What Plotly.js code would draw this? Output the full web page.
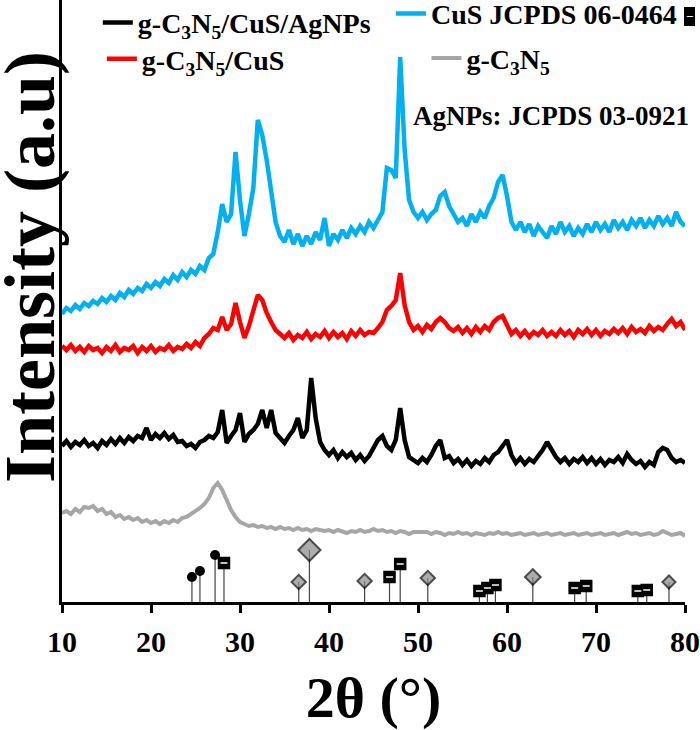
<!DOCTYPE html>
<html>
<head>
<meta charset="utf-8">
<script src="https://cdn.plot.ly/plotly-3.0.1.min.js"></script>
<style>html,body{margin:0;padding:0;background:#fff;}</style>
</head>
<body>
<div id="chart" style="width:700px;height:730px;"></div>
<script>
// 2θ grid (degrees), 10 → 80 in 0.5° steps
const theta = Array.from({length: 141}, (_, i) => 10 + i * 0.5);

// Series names
const seriesNames = [
  'g-C<sub>3</sub>N<sub>5</sub>/CuS/AgNPs',
  'CuS JCPDS 06-0464',
  'g-C<sub>3</sub>N<sub>5</sub>/CuS',
  'g-C<sub>3</sub>N<sub>5</sub>'
];

// Intensities (a.u., stacked offsets as drawn)
const intensityCompositeAg = [
  154,159,153,158,155,160,154,157,152,159,
  155,161,156,162,157,163,159,164,162,172,
  160,166,162,167,161,165,158,159,154,156,
  152,158,160,164,162,168,190,157,164,170,
  187,158,166,170,176,190,172,190,167,162,
  157,164,170,182,162,170,222,182,158,150,
  145,150,142,148,143,147,140,145,139,144,
  152,160,164,154,150,160,192,160,143,140,
  137,142,138,145,154,160,142,144,137,141,
  135,140,134,139,136,142,138,145,148,154,
  160,145,137,142,136,141,138,144,150,158,
  150,143,138,142,136,141,138,143,137,142,
  136,141,135,140,138,143,137,146,140,136,
  139,133,138,135,148,152,150,142,138,140,
  137
];
const intensityCuSBlue = [
  286,292,289,295,291,297,294,299,296,302,
  298,304,300,307,303,310,306,312,309,316,
  312,318,314,321,317,325,320,328,323,330,
  326,334,330,342,346,368,396,378,386,448,
  400,364,386,412,480,465,440,408,378,364,
  358,370,356,366,354,364,356,368,360,382,
  354,366,360,370,362,372,366,374,368,378,
  372,380,388,432,430,422,543,450,400,388,
  382,388,380,386,390,404,408,394,386,378,
  382,374,386,378,388,382,394,402,418,425,
  404,378,370,378,368,376,364,374,368,362,
  374,366,378,368,374,364,372,366,376,368,
  378,370,376,368,380,372,378,370,380,374,
  382,372,380,374,384,376,382,374,388,378,
  374
];
const intensityCompositeCuS = [
  254,250,255,249,253,248,254,250,252,247,
  253,249,255,248,252,250,254,247,253,249,
  254,248,252,250,255,249,253,251,256,252,
  258,254,262,266,272,270,283,270,276,297,
  278,262,274,288,305,300,287,278,270,266,
  262,267,260,265,262,268,261,266,263,269,
  262,268,263,267,261,269,264,270,265,268,
  267,272,278,290,294,300,327,295,278,270,
  274,268,275,271,278,282,278,272,269,273,
  267,272,266,273,268,274,270,278,282,284,
  274,266,270,264,269,263,268,265,270,264,
  268,264,270,265,269,263,270,266,271,265,
  270,264,269,266,271,267,272,266,273,268,
  271,267,274,269,273,270,276,281,274,278,
  270
];
const intensityC3N5 = [
  87,89,86,91,88,93,92,94,89,91,
  86,88,83,85,81,83,80,82,78,80,
  77,79,76,79,77,80,78,82,83,86,
  88,92,96,102,112,117,110,100,90,83,
  78,76,74,75,73,74,72,73,71,73,
  71,72,70,72,70,71,69,71,70,69,
  70,68,70,69,67,69,68,70,68,69,
  71,69,70,68,69,67,69,68,66,68,
  68,67,68,66,68,67,65,67,66,68,
  66,67,65,67,66,65,67,66,68,66,
  67,65,66,67,65,66,67,65,66,67,
  65,66,67,65,66,67,65,66,67,65,
  66,67,65,66,67,65,66,68,66,67,
  65,66,67,65,66,69,67,65,66,67,
  64
];

// Reference stick patterns
const refCircleTheta = [24.6, 25.5, 27.2];
const refCircleI = [23, 29, 45];
const refCuSTheta = [28.2, 46.8, 48.0, 56.9, 57.8, 58.7, 67.6, 68.9, 74.7, 75.7];
const refCuSI = [37, 23, 36, 9, 12, 15, 12, 14, 9, 10];
const refAgTheta = [36.6, 37.8, 44.0, 51.1, 62.9, 78.2];
const refAgI = [18, 50, 19, 22, 23, 18];

const FONT = 'Liberation Serif, Times New Roman, serif';
const zeros = a => a.map(() => 0);
const stickErr = a => ({type: 'data', symmetric: false, array: zeros(a), arrayminus: a.map(v => v + 2),
                       width: 0, thickness: 1.2, color: '#444'});

const traces = [
  {x: theta, y: intensityCompositeAg, name: seriesNames[0], mode: 'lines',
   line: {color: '#000000', width: 4.5}, legend: 'legend'},
  {x: theta, y: intensityCuSBlue, name: seriesNames[1], mode: 'lines',
   line: {color: '#00b0f0', width: 4.5}, legend: 'legend2'},
  {x: theta, y: intensityCompositeCuS, name: seriesNames[2], mode: 'lines',
   line: {color: '#ff0000', width: 4.5}, legend: 'legend3'},
  {x: theta, y: intensityC3N5, name: seriesNames[3], mode: 'lines',
   line: {color: '#a6a6a6', width: 4}, legend: 'legend4'},
  {x: refCircleTheta, y: refCircleI, mode: 'markers', showlegend: false, cliponaxis: false,
   marker: {symbol: 'circle', size: 10, color: '#000'}, error_y: stickErr(refCircleI)},
  {x: refCuSTheta, y: refCuSI, mode: 'markers', showlegend: false, cliponaxis: false,
   marker: {symbol: 'square', size: 11, color: '#000', line: {color: '#000', width: 1.5}},
   error_y: stickErr(refCuSI)},
  {x: refCuSTheta, y: refCuSI, mode: 'markers', showlegend: false, cliponaxis: false,
   marker: {symbol: 'line-ew', size: 5, line: {color: '#fff', width: 1.5}}},
  {x: refAgTheta, y: refAgI, mode: 'markers', showlegend: false, cliponaxis: false,
   marker: {symbol: 'diamond', size: [11, 17, 11, 11, 12, 10], color: '#8a8a8a',
            line: {color: '#000', width: 2}},
   error_y: stickErr(refAgI)}
];

const legendBase = {xanchor: 'left', yanchor: 'middle', bgcolor: 'rgba(0,0,0,0)',
                    font: {family: FONT, size: 28, weight: 'bold', color: '#000'}, itemwidth: 30};

const layout = {
  width: 700, height: 730,
  margin: {l: 62, r: 15, t: 0, b: 128, autoexpand: false},
  paper_bgcolor: '#fff', plot_bgcolor: '#fff',
  xaxis: {
    range: [10, 80], tick0: 10, dtick: 10,
    showline: true, linewidth: 3, linecolor: '#000', mirror: false,
    ticks: 'outside', ticklen: 8, tickwidth: 3, tickcolor: '#000',
    showgrid: false, zeroline: false, ticklabelstandoff: 3,
    tickfont: {family: FONT, size: 30, weight: 'bold', color: '#000'},
    title: {text: '2θ (°)', font: {family: FONT, size: 58, weight: 'bold', color: '#000'}, standoff: 45}
  },
  yaxis: {
    range: [-2, 600], showline: true, linewidth: 3, linecolor: '#000',
    showticklabels: false, ticks: '', showgrid: false, zeroline: false
  },
  showlegend: true,
  legend: Object.assign({x: 0.0575, y: 0.962}, legendBase),
  legend2: Object.assign({x: 0.528, y: 0.977}, legendBase),
  legend3: Object.assign({x: 0.064, y: 0.902}, legendBase),
  legend4: Object.assign({x: 0.585, y: 0.903}, legendBase),
  annotations: [
    {xref: 'paper', yref: 'paper', x: -0.0514, y: 0.5565, text: 'Intensity (a.u)', showarrow: false,
     textangle: -90, xanchor: 'center', yanchor: 'middle',
     font: {family: FONT, size: 72, weight: 'bold', color: '#000'}},
    {xref: 'paper', yref: 'paper', x: 1.008, y: 0.973, text: '−', showarrow: false,
     font: {family: FONT, size: 13, color: '#fff', weight: 'bold'}, bgcolor: '#000',
     bordercolor: '#000', borderpad: 1, xanchor: 'center', yanchor: 'middle'},
    {xref: 'paper', yref: 'paper', x: 0.785, y: 0.808, text: 'AgNPs: JCPDS 03-0921', showarrow: false,
     font: {family: FONT, size: 27, weight: 'bold', color: '#000'}, xanchor: 'center', yanchor: 'middle'}
  ]
};

Plotly.newPlot('chart', traces, layout, {displayModeBar: false, staticPlot: true});
</script>
</body>
</html>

--*--

# WRITTEN EXERCISE:
Please quote the lines of the material, beginning with the first and ending with the one that contains "10 + i * 0.5);", exactly as written and without any pictures.

# COMPLETED EXERCISE:
What Plotly.js code would draw this? Output the full web page.
<!DOCTYPE html>
<html>
<head>
<meta charset="utf-8">
<script src="https://cdn.plot.ly/plotly-3.0.1.min.js"></script>
<style>html,body{margin:0;padding:0;background:#fff;}</style>
</head>
<body>
<div id="chart" style="width:700px;height:730px;"></div>
<script>
// 2θ grid (degrees), 10 → 80 in 0.5° steps
const theta = Array.from({length: 141}, (_, i) => 10 + i * 0.5);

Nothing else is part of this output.